Disabled children, like normal children, crave mobility. The best type of walker for a child depends on the degree of mobility he has and whether he still has adequate upper body strength to propel a device. Handicap walkers should be chosen only after careful consideration of the child’s needs by his physician and physical therapy team.
Walkers expand a disabled child’s world by allowing them to take trips outside the house and go to school. A walker also allows the child to maintain muscle mass and prevent atrophy through weight-bearing exercise, to the degree that the child can participate. These walking equipment for disabled children are intended to reduce the amount of energy used in order to walk properly. This allows for a focus on proper posture and practicing the movements of walking without expending too much energy in the process.
rainer walkers are designed for children who can walk assisted with additional support. They are great for children who are unable to stand on their own. The trainer walker normally provides a seat for resting when needed as well as chest and pelvic support. Also known as gait trainers, trainer walkers are priced between $400 and $800 on average.

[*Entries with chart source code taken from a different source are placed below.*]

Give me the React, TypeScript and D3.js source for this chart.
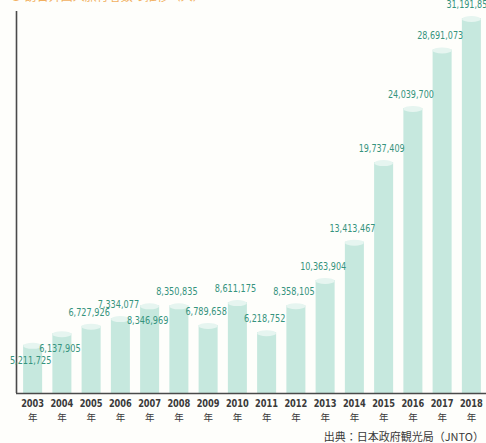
import React, { useEffect, useRef } from 'react';
import * as d3 from 'd3';

const years = ['2003', '2004', '2005', '2006', '2007', '2008', '2009', '2010', '2011', '2012', '2013', '2014', '2015', '2016', '2017', '2018'];
const visitors = [5211725, 6137905, 6727926, 7334077, 8346969, 8350835, 6789658, 8611175, 6218752, 8358105, 10363904, 13413467, 19737409, 24039700, 28691073, 31191856];
// labels that sit inside the bar instead of above it
const labelsInside = ['2003', '2004', '2007'];
const title = '● 訪日外国人旅行者数の推移（人）';
const yearSuffix = '年';
const source = '出典：日本政府観光局（JNTO）';

export default function App() {
  const svgRef = useRef<SVGSVGElement>(null);

  useEffect(() => {
    if (!svgRef.current) return;
    const svg = d3.select(svgRef.current);
    svg.selectAll('*').remove();

    const width = 486;
    const height = 443;
    const baseline = 393;
    const numFont = "'DejaVu Sans', sans-serif";
    const jpFont = "'Noto Sans CJK JP', sans-serif";

    svg.attr('width', width).attr('height', height);

    svg.append('rect').attr('width', width).attr('height', height).attr('fill', '#fefefb');

    const x = d3.scaleBand<string>()
      .domain(years)
      .range([18, 486])
      .paddingInner(0.35)
      .paddingOuter(0.175);

    const y = d3.scaleLinear()
      .domain([1380000, 31191856])
      .range([baseline, 18]);

    const data = years.map((yr, i) => ({ year: yr, value: visitors[i] }));
    const fmt = d3.format(',');

    // title (clipped at the top edge)
    svg.append('text')
      .attr('x', 10)
      .attr('y', 0.5)
      .attr('fill', '#f2b060')
      .attr('font-family', jpFont)
      .attr('font-size', 12)
      .text(title);

    // bars
    const bw = x.bandwidth();
    svg.selectAll('.bar')
      .data(data)
      .enter()
      .append('rect')
      .attr('x', d => x(d.year)!)
      .attr('y', d => y(d.value))
      .attr('width', bw)
      .attr('height', d => baseline - y(d.value))
      .attr('fill', '#c6e8de');

    // lighter cylinder top
    svg.selectAll('.cap')
      .data(data)
      .enter()
      .append('ellipse')
      .attr('cx', d => x(d.year)! + bw / 2)
      .attr('cy', d => y(d.value) + 1)
      .attr('rx', bw / 2)
      .attr('ry', 3)
      .attr('fill', '#e6f5f0');

    // axes lines
    svg.append('line')
      .attr('x1', 16.5).attr('x2', 16.5)
      .attr('y1', 11).attr('y2', baseline)
      .attr('stroke', '#4a4a4a').attr('stroke-width', 1.6);
    svg.append('line')
      .attr('x1', 16).attr('x2', width)
      .attr('y1', baseline + 0.5).attr('y2', baseline + 0.5)
      .attr('stroke', '#4a4a4a').attr('stroke-width', 1.4);

    // value labels
    svg.selectAll('.val')
      .data(data)
      .enter()
      .append('text')
      .attr('x', d => x(d.year)! + bw / 2 - 2)
      .attr('y', d => labelsInside.includes(d.year) ? y(d.value) + 19 : y(d.value) - 10)
      .attr('text-anchor', 'middle')
      .attr('fill', '#35937d')
      .attr('font-family', numFont)
      .attr('font-stretch', 'condensed')
      .attr('font-size', 10)
      .attr('textLength', d => fmt(d.value).length * 4.6)
      .attr('lengthAdjust', 'spacingAndGlyphs')
      .text(d => fmt(d.value));

    // year labels
    const ticks = svg.selectAll('.tick')
      .data(years)
      .enter()
      .append('g')
      .attr('transform', d => `translate(${x(d)! + bw / 2},0)`);
    ticks.append('text')
      .attr('y', 407)
      .attr('text-anchor', 'middle')
      .attr('fill', '#3a3a3a')
      .attr('font-family', numFont)
      .attr('font-stretch', 'condensed')
      .attr('font-weight', 700)
      .attr('font-size', 11)
      .attr('textLength', 23)
      .attr('lengthAdjust', 'spacingAndGlyphs')
      .text(d => d);
    ticks.append('text')
      .attr('y', 421)
      .attr('text-anchor', 'middle')
      .attr('fill', '#3a3a3a')
      .attr('font-family', jpFont)
      .attr('font-size', 9.5)
      .text(yearSuffix);

    // source
    svg.append('text')
      .attr('x', 484)
      .attr('y', 441)
      .attr('text-anchor', 'end')
      .attr('fill', '#3a3a3a')
      .attr('font-family', jpFont)
      .attr('font-size', 11)
      .text(source);
  }, []);

  return <svg ref={svgRef} style={{ position: 'absolute', left: 0, top: 0, display: 'block' }} />;
}
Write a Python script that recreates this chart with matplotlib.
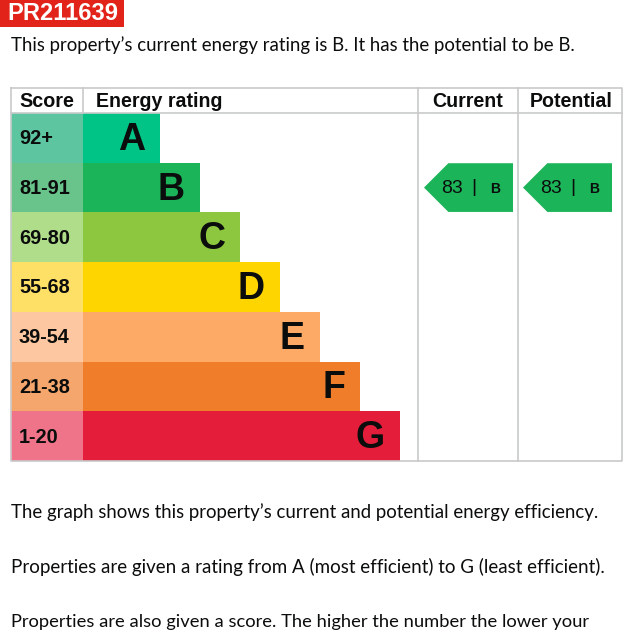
import matplotlib
matplotlib.use("Agg")
import matplotlib.pyplot as plt
from matplotlib.patches import Rectangle, Polygon

# ---- data ----
ref_code = "PR211639"
bands = ["A", "B", "C", "D", "E", "F", "G"]
score_ranges = ["92+", "81-91", "69-80", "55-68", "39-54", "21-38", "1-20"]
band_colors = ["#00c486", "#1cb459", "#8dc63f", "#ffd500", "#fcaa65", "#ef7d2a", "#e41d3a"]
score_colors = ["#5dc6a1", "#68c48b", "#b0dd8a", "#ffe066", "#fdc8a1", "#f4a66c", "#f07489"]
current_score, current_band = 83, "B"
potential_score, potential_band = 83, "B"
headers = ["Score", "Energy rating", "Current", "Potential"]
intro = "This property\u2019s current energy rating is B. It has the potential to be B."
notes = [
    "The graph shows this property\u2019s current and potential energy efficiency.",
    "Properties are given a rating from A (most efficient) to G (least efficient).",
    "Properties are also given a score. The higher the number the lower your",
]

W, H = 630, 640
fig = plt.figure(figsize=(W / 100, H / 100), dpi=100)
ax = fig.add_axes([0, 0, 1, 1])
ax.set_xlim(0, W)
ax.set_ylim(H, 0)
ax.axis("off")
fig.canvas.draw()
renderer = fig.canvas.get_renderer()


def fit_text(x, y, s, width, size=12, **kw):
    t = ax.text(x, y, s, fontsize=size, **kw)
    bb = t.get_window_extent(renderer=renderer)
    if bb.width > 0:
        t.set_fontsize(size * width / bb.width)
    return t


body_font = ["Lato", "DejaVu Sans"]
head_font = ["Liberation Sans", "DejaVu Sans"]
ink = "#0b0c0c"

# reference badge
ax.add_patch(Rectangle((0, 0), 124, 27, color="#e2231a", lw=0))
fit_text(7, 14, ref_code, 111, family=head_font, weight="bold", color="white",
         va="center", ha="left")

fit_text(11, 45, intro, 561, family=body_font, color=ink, va="center")

# table geometry
top, head_bot, bot = 88, 113, 461
x0, x_bar, x_cur, x_pot, x1 = 11, 83, 418, 518, 622
row_h = (bot - head_bot) / len(bands)
grid = "#c8c9ca"

# rows
for i, (b, sr, bc, sc) in enumerate(zip(bands, score_ranges, band_colors, score_colors)):
    y = head_bot + i * row_h
    ax.add_patch(Rectangle((x0, y), x_bar - x0, row_h, color=sc, lw=0))
    bar_end = 120 + 40 * (i + 1)
    ax.add_patch(Rectangle((x_bar, y), bar_end - x_bar, row_h, color=bc, lw=0))
    ax.text(19, y + row_h / 2 + 1, sr, family=head_font, weight="bold", fontsize=14.3,
            color=ink, va="center", ha="left")
    ax.text(bar_end - 15, y + row_h / 2 + 2, b, family=head_font, weight="bold",
            fontsize=27, color=ink, va="center", ha="right")

# grid lines
ax.plot([x0, x1, x1, x0, x0], [top, top, bot, bot, top], color=grid, lw=1.2)
ax.plot([x0, x1], [head_bot, head_bot], color=grid, lw=1.2)
for xv in (x_cur, x_pot):
    ax.plot([xv, xv], [top, bot], color=grid, lw=1.2)
ax.plot([x_bar, x_bar], [top, head_bot], color=grid, lw=1.2)

# headers
hy = 101.5
fit_text(19, hy, headers[0], 55, size=14, family=head_font, weight="bold", color=ink, va="center")
fit_text(95.5, hy, headers[1], 127, size=14, family=head_font, weight="bold", color=ink, va="center")
fit_text(432, hy, headers[2], 71, size=14, family=head_font, weight="bold", color=ink, va="center")
fit_text(530, hy, headers[3], 83, size=14, family=head_font, weight="bold", color=ink, va="center")


def tag(xl, xr, band, score):
    i = bands.index(band)
    y = head_bot + i * row_h
    yt, yb = y + 0.5, y + row_h - 0.5
    ym = (yt + yb) / 2
    shoulder = xl + (yb - yt) / 2
    ax.add_patch(Polygon([(xl, ym), (shoulder, yt), (xr, yt), (xr, yb), (shoulder, yb)],
                         closed=True, color=band_colors[i], lw=0))
    ax.text(xl + 17, ym + 1, f"{score}", family=head_font, fontsize=14, color=ink,
            va="center", ha="left")
    ax.text(xl + 47, ym, "|", family=head_font, fontsize=14, color=ink,
            va="center", ha="left")
    ax.text(xl + 66, ym + 1, band, family=head_font, weight="bold", fontsize=10,
            color=ink, va="center", ha="left")


tag(424, 513, current_band, current_score)
tag(523, 612, potential_band, potential_score)

# notes
fit_text(11, 512, notes[0], 587, family=body_font, color=ink, va="center")
fit_text(11, 567, notes[1], 592, family=body_font, color=ink, va="center")
fit_text(11, 622, notes[2], 578, family=body_font, color=ink, va="center")

fig.savefig("out.png", dpi=100)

Several types of walkers may be called swivel walkers. Some are just walkers with wheels that turn in all four directions. Children don’t have to pick up and reposition their walker when they want to change direction. A swivel walker’s front wheels can be locked to avoid loss of control of the walker.
The term swivel walkers is also used to describe a special type of walker used for children with spina bifida and other disorders that cause immobility of the hips and legs. A child moves the unit, which straps on to the child, by rocking from side to side, which swivels one foot at a time forward. Also called an ORLAU swivel walker, these units are primarily designed for indoors. These devices can bear some of the weight of the child as they walk.
Any type of mobility device will require regular maintenance to ensure that the child will not injure himself using the device. For devices that must be specially fitted to the child, the fit must be assessed on a regular basis as well.